Chum salmon -- weaker swimmers compared with the coho salmon and the cutthroat trout with which they share the stream -- simply couldn't make it past this obstacle. As a result, chum salmon no longer occurred in the creek. The future of Lyall Creek chum salmon might have never had a chance without the efforts of Saturna Islanders.
The culvert was a barrier to adult chum passage.
More than 10 years ago, a small group of volunteers decided to help bring back chum salmon to Lyall Creek. With support from Fisheries and Oceans Canada, volunteers began a program to incubate chum eggs in Lyall Creek and then release the young salmon into the ocean each spring. By 2002, more than 400 salmon were returning to the stream.
Adult salmon returning to spawn naturally in the creek required a helping hand to pass the culvert. Again, the Saturna residents came to the rescue - moving the adult salmon by hand across the impassable culvert.
Parks Canada gets involved
In 2003, the inclusion of the majority of the stream's watershed within Gulf Islands National Park Reserve brought additional technical and financial support to the restoration efforts.
In that year, the Saturna volunteers, Fisheries and Oceans Canada, the British Columbia Ministry of Transportation and Highways and Parks Canada replaced the culvert with a larger and better-designed one, and restored a damaged part of the streambed to a more natural state.
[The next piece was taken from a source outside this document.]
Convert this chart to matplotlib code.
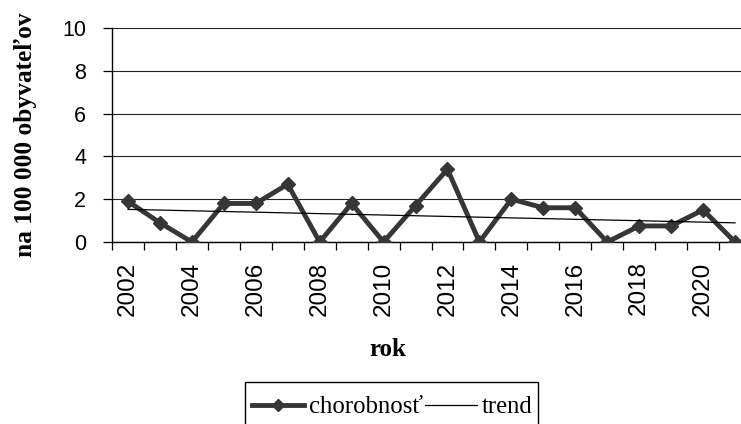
import numpy as np
import matplotlib
matplotlib.use("Agg")
import matplotlib.pyplot as plt
from matplotlib.lines import Line2D
from matplotlib.patches import Rectangle

years = list(range(2002, 2022))
chorobnost = [1.9, 0.9, 0.0, 1.8, 1.8, 2.7, 0.0, 1.8, 0.0, 1.7,
              3.4, 0.0, 2.0, 1.6, 1.6, 0.0, 0.75, 0.75, 1.5, 0.0]
y_ticks = [0, 2, 4, 6, 8, 10]
x_labels = [str(y) if (y - 2002) % 2 == 0 else "" for y in years]

W, H = 741, 424
fig = plt.figure(figsize=(W / 100, H / 100), dpi=100)
ax = fig.add_axes([112 / W, 1 - 242 / H, (751 - 112) / W, 214 / H])

x = np.arange(len(years))
line_col = "#363636"
ax.plot(x, chorobnost, color=line_col, lw=3.5, marker="D", markersize=7,
        markerfacecolor=line_col, markeredgecolor=line_col, zorder=3)

coef = np.polyfit(x, chorobnost, 1)
trend = np.polyval(coef, x)
ax.plot(x, trend, color="black", lw=0.9, zorder=4)

ax.set_xlim(-0.5, len(years) - 0.5)
ax.set_ylim(0, 10)
ax.set_yticks(y_ticks)
ax.set_yticklabels([str(v) for v in y_ticks], fontsize=15.5, family="Liberation Sans")
ax.yaxis.grid(True, color="#222222", lw=0.8)
ax.set_axisbelow(True)
ax.tick_params(axis="y", direction="out", length=6.5, width=0.9, pad=12)

ax.set_xticks(x[::2])
ax.set_xticklabels([l for l in x_labels if l], rotation=90, fontsize=17.5,
                   family="Liberation Sans", va="top")
ax.set_xticks(np.arange(-0.5, len(years) + 0.5, 1), minor=True)
ax.tick_params(axis="x", which="major", length=0, pad=14)
ax.tick_params(axis="x", which="minor", direction="out", length=6, width=0.9)

for s in ["top", "right"]:
    ax.spines[s].set_visible(False)
for s in ["left", "bottom"]:
    ax.spines[s].set_color("black")
    ax.spines[s].set_linewidth(1.0)

fig.text(26 / W, 1 - 135 / H, "na 100 000 obyvateľov", rotation=90,
         ha="center", va="center", fontsize=18.3, fontweight="bold",
         family="Liberation Serif")
fig.text(388 / W, 1 - 350 / H, "rok", ha="center", va="center",
         fontsize=18, fontweight="bold", family="Liberation Serif")

handles = [
    Line2D([], [], color=line_col, lw=3.5, marker="D", markersize=6,
           markerfacecolor=line_col, markeredgecolor=line_col),
    Line2D([], [], color="black", lw=0.9),
]
leg = fig.legend(handles, ["chorobnosť", "trend"], loc="center left",
                 bbox_to_anchor=(252 / W, 1 - 407 / H), ncol=2,
                 prop={"family": "Liberation Serif", "size": 17.8},
                 frameon=False,
                 handlelength=2.1, handletextpad=0.2, columnspacing=0.1,
                 borderpad=0, borderaxespad=0)

fig.patches.append(Rectangle((245 / W, -0.05), (538 - 245) / W,
                             (1 - 382 / H) + 0.05, transform=fig.transFigure,
                             fill=False, edgecolor="black", lw=1.0,
                             figure=fig))

fig.savefig("out.png", dpi=100)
As well as being a barrier to fish, the old culvert had also contributed to the accumulation of upstream sediments, largely affecting the nature of the creek's gradient and flow characteristics.
In September 2005, additional in-stream restoration works were completed to restore important structural components and processes to the stream. Root wads and logs were anchored into the banks of the creek and large boulders were placed to create structures which function to increase water quality and improve habitat for all aquatic and riparian species.
Through the efforts of many, this creek is returning to more natural conditions. One has only to take a quick peek at the creek, even during low summer flows, to observe large numbers of juvenile coho and cutthroat trout darting about the gravel. Lyall Creek is now considered to be a bench mark for habitat restoration in the region.
While as a result of past practices, natural habitats were lost on the island, current restoration efforts can now use the Lyall Creek effort as a model of a healthy creek system in the area.